Etel Adnan began drawing in California in the autumn of 1959 on small scraps of paper, using leftover pastels and coloured pencils. Her friend Ann O’Hanlon, a colleague and art teacher at Dominican College in San Rafael, had practically ordered her to take up drawing if she wanted to continue teaching aesthetics. When she saw the first results, Ann was full of admiration, and told Etel that she ultimately had nothing to teach her and that she could embark on a career as an artist.

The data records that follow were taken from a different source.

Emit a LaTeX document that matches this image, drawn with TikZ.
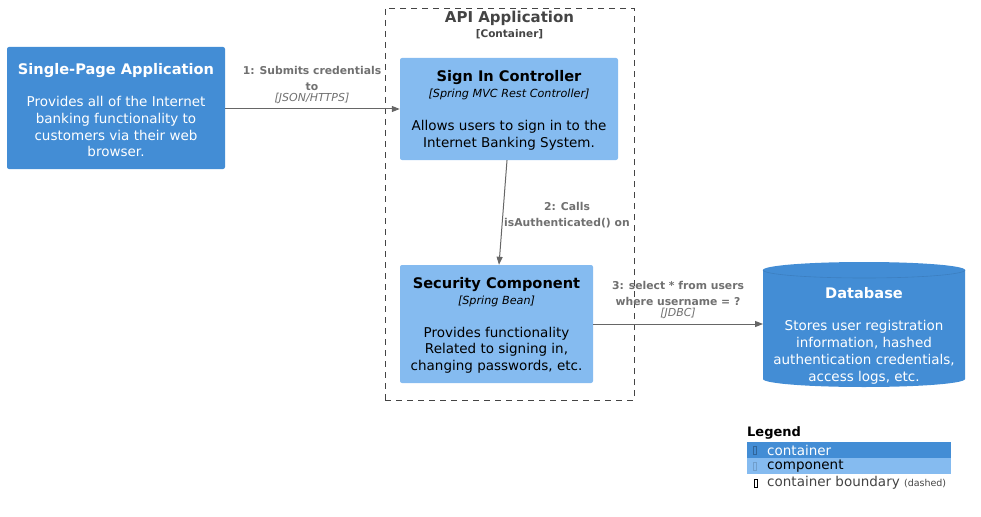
\documentclass[tikz,border=0pt]{standalone}
\usepackage{fontspec}
\setmainfont{DejaVu Sans}
\usetikzlibrary{arrows.meta,calc}
\definecolor{contC}{HTML}{438DD5}
\definecolor{compC}{HTML}{85BBF0}
\definecolor{dbedge}{HTML}{3C7FC0}
\definecolor{lineC}{HTML}{666666}
\definecolor{lblC}{HTML}{707070}
\definecolor{bndC}{HTML}{444444}
\tikzset{
  box/.style={rectangle, rounded corners=2pt, inner sep=0pt, align=center},
  contbox/.style={box, fill=contC, text=white},
  compbox/.style={box, fill=compC, text=black},
  rel/.style={draw=lineC, line width=1pt, -{Triangle[length=8pt,width=6pt]}},
  lbl/.style={text=lblC, font=\fontsize{10.8}{14.2}\selectfont\bfseries, align=center, inner sep=0pt},
  lbli/.style={text=lblC, font=\fontsize{11}{13.5}\selectfont\itshape, align=center, inner sep=0pt},
  desc/.style={font=\fontsize{13.5}{16.7}\selectfont}
}
\newcommand{\ttl}[1]{{\fontsize{14.6}{18}\selectfont\bfseries #1}}
\newcommand{\tech}[1]{{\fontsize{11.2}{14}\selectfont\itshape #1}}
\begin{document}
\begin{tikzpicture}[x=1pt,y=-1pt]
\useasboundingbox (0,0) rectangle (981,516);
% boundary
\node[draw=bndC, dash pattern=on 6pt off 5pt, line width=0.8pt, rectangle, minimum width=249pt, minimum height=392pt, inner sep=0pt] (bnd) at (509.5,204) {};
\node[text=bndC, font=\fontsize{15}{18}\selectfont\bfseries, inner sep=0pt] (bndt) at (509.5,18) {API Application};
\node[text=bndC, font=\fontsize{10.5}{12}\selectfont\bfseries, inner sep=0pt] (bnds) at (509.5,34) {[Container]};
% SPA
\node[contbox, minimum width=218pt, minimum height=122pt, desc] (spa) at (116,108)
 {};
\node[text=white, desc, align=center, inner sep=0pt] (spat) at (116,110)
 {\ttl{Single-Page Application}\\[16pt] Provides all of the Internet\\ banking functionality to\\ customers via their web\\ browser.};
% Sign in
\node[compbox, minimum width=218pt, minimum height=102pt, desc] (sic) at (509,109) {};
\node[desc, align=center, inner sep=0pt] (sict) at (509,110.5)
 {\ttl{Sign In Controller}\\[-1pt] \tech{[Spring MVC Rest Controller]}\\[17pt] Allows users to sign in to the\\ Internet Banking System.};
% Security
\node[compbox, minimum width=193pt, minimum height=118pt, desc] (sec) at (496.5,324) {};
\node[desc, align=center, inner sep=0pt] (sect) at (496.5,325.5)
 {\ttl{Security Component}\\[-1pt] \tech{[Spring Bean]}\\[16pt] Provides functionality\\ Related to signing in,\\ changing passwords, etc.};
% Database
\fill[contC] (763,270) -- (763,379) arc[start angle=180,end angle=360,x radius=101pt,y radius=8pt] -- (965,270) arc[start angle=0,end angle=180,x radius=101pt,y radius=8pt] -- cycle;
\draw[dbedge, line width=0.6pt] (763,270) arc[start angle=180,end angle=360,x radius=101pt,y radius=8pt];
\node[text=white, desc, align=center, inner sep=0pt] (dbt) at (864,335.5)
 {\ttl{Database}\\[16pt] Stores user registration\\ information, hashed\\ authentication credentials,\\ access logs, etc.};
\coordinate (dbin) at (763,324);
% relations
\draw[rel] (spa.east |- 0,109) -- (sic.west |- 0,109);
\node[lbl] (l1) at (312,78.5) {1: Submits credentials\\[1pt] to};
\node[lbli] (l1b) at (312,98) {[JSON/HTTPS]};
\draw[rel] ($(sic.south)+(-2,0)$) -- ($(sec.north)+(2.5,0)$);
\node[lbl] (l2) at (567,215) {2: Calls\\[2pt] isAuthenticated() on};
\draw[rel] (sec.east |- dbin) -- (dbin);
\node[lbl] (l3) at (678,293.5) {3: select * from users\\[1pt] where username = ?};
\node[lbli] (l3b) at (678,313) {[JDBC]};
% legend
\node[anchor=west, inner sep=0pt, font=\fontsize{13}{15}\selectfont\bfseries] (lg) at (747,433) {Legend};
\node[fill=contC, minimum width=204pt, minimum height=16pt, inner sep=0pt, anchor=north west] (lgc) at (747,442) {};
\node[fill=compC, minimum width=204pt, minimum height=16pt, inner sep=0pt, anchor=north west] (lgp) at (747,458) {};
\node[anchor=west, inner sep=0pt, text=white, desc] (lgct) at (767,450) {container};
\node[anchor=west, inner sep=0pt, text=black, desc] (lgpt) at (767,466) {component};
\node[anchor=west, inner sep=0pt, text=bndC, desc] (lgbt) at (767,483) {container boundary {\fontsize{9.5}{11}\selectfont(dashed)}};
\draw[dbedge!80!black, line width=0.4pt] (753.5,446.5) rectangle (756.5,454);
\draw[compC!85!black, line width=0.4pt] (753.5,462.5) rectangle (756.5,470);
\draw[black, line width=0.5pt] (754.5,479) rectangle (757.5,487);
\end{tikzpicture}
\end{document}
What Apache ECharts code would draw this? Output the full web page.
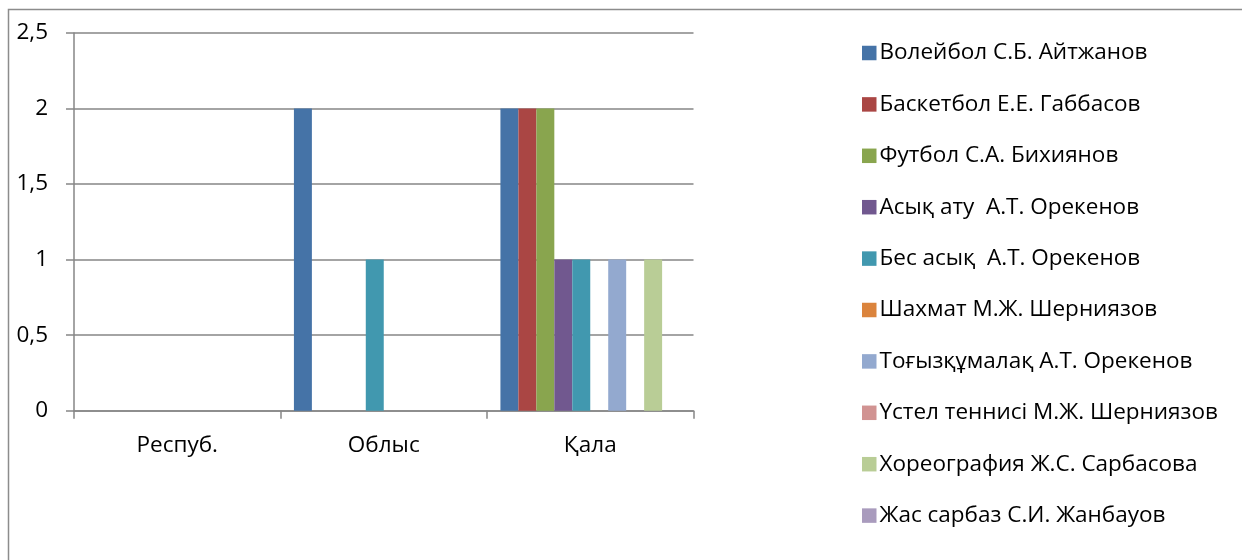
<!DOCTYPE html>
<html><head><meta charset="utf-8">
<script src="https://cdn.jsdelivr.net/npm/echarts@6/dist/echarts.min.js"></script>
<style>html,body{margin:0;padding:0;background:#fff}#c{width:1242px;height:560px}</style>
</head><body><div id="c"></div>
<script>
const categories = ['Респуб.', 'Облыс', 'Қала'];
const seriesNames = [
  'Волейбол С.Б. Айтжанов',
  'Баскетбол Е.Е. Габбасов',
  'Футбол С.А. Бихиянов',
  'Асық ату  А.Т. Орекенов',
  'Бес асық  А.Т. Орекенов',
  'Шахмат М.Ж. Шерниязов',
  'Тоғызқұмалақ А.Т. Орекенов',
  'Үстел теннисі М.Ж. Шерниязов',
  'Хореография Ж.С. Сарбасова',
  'Жас сарбаз С.И. Жанбауов'
];
const volleyball = [0, 2, 2];
const basketball = [0, 0, 2];
const football = [0, 0, 2];
const asykAtu = [0, 0, 1];
const besAsyk = [0, 1, 1];
const chess = [0, 0, 0];
const togyz = [0, 0, 1];
const tableTennis = [0, 0, 0];
const choreography = [0, 0, 1];
const zhasSarbaz = [0, 0, 0];
const seriesValues = [volleyball, basketball, football, asykAtu, besAsyk, chess, togyz, tableTennis, choreography, zhasSarbaz];
const colors = ['#4573A7','#AA4644','#89A54E','#71588F','#4198AF','#DB843D','#93A9CF','#D19392','#B9CD96','#A99BBD'];
const yTicks = [0, 0.5, 1, 1.5, 2, 2.5];

const FONT = 'Open Sans';
const FS = 22.5;
const chart = echarts.init(document.getElementById('c'), null, {renderer: 'canvas'});
chart.setOption({
  animation: false,
  color: colors,
  graphic: [{
    type: 'rect', shape: {x: 8.5, y: 9.5, width: 1300, height: 700},
    style: {fill: 'none', stroke: '#8c8c8c', lineWidth: 1.5}, silent: true
  }],
  grid: {left: 74, right: 548.5, top: 33, bottom: 149.3, containLabel: false},
  legend: {
    orient: 'vertical', left: 857, top: 36.5,
    itemWidth: 14.5, itemHeight: 14.5, itemGap: 28.4,
    icon: 'rect',
    textStyle: {fontFamily: FONT, fontSize: FS, color: '#000', lineHeight: 22, padding: [0,0,0,-2]},
    data: seriesNames
  },
  xAxis: {
    type: 'category', data: categories,
    axisLine: {show: true, lineStyle: {color: '#868686', width: 1.5}},
    axisTick: {show: true, length: 8, lineStyle: {color: '#868686', width: 1.5}},
    axisLabel: {fontFamily: FONT, fontSize: FS, color: '#000', margin: 23}
  },
  yAxis: {
    type: 'value', min: 0, max: 2.5, interval: 0.5,
    axisLine: {show: true, lineStyle: {color: '#868686', width: 1.5}},
    axisTick: {show: true, length: 8, lineStyle: {color: '#868686', width: 1.5}},
    splitLine: {show: true, lineStyle: {color: '#868686', width: 1.5}},
    axisLabel: {fontFamily: FONT, fontSize: FS, color: '#000', margin: 26,
      formatter: v => String(v).replace('.', ',')}
  },
  series: seriesNames.map((n, i) => ({
    name: n, type: 'bar', data: seriesValues[i],
    barGap: '0%', barCategoryGap: '13%'
  }))
});
</script></body></html>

For 60 years, Etel Adnan has continued to work on paper. Using Indian ink, pencils, oil pastels, watercolours and gouache, she has experimented with numerous techniques, applying them to white or coloured sheets, leporellos, and even Asian papers. Mountains, of course, but also cosmic abstractions, bowls of fruit, flowers, horizons, geometric collages... Subjects abound in this essential part of her work, which has been relatively little shown, particularly the works produced during her first stay in America. Two tapestries are also included in the exhibition, since it is important to remember that they were made by craftsmen based on a “cartoon” produced on paper by the artist in preparation for weaving.
To mark Etel Adnan’s centenary last year, Galerie Lelong in New York organised the first retrospective of her work on paper in the United States. This new exhibition in Paris offers visitors the chance to discover some works that have never been exhibited before.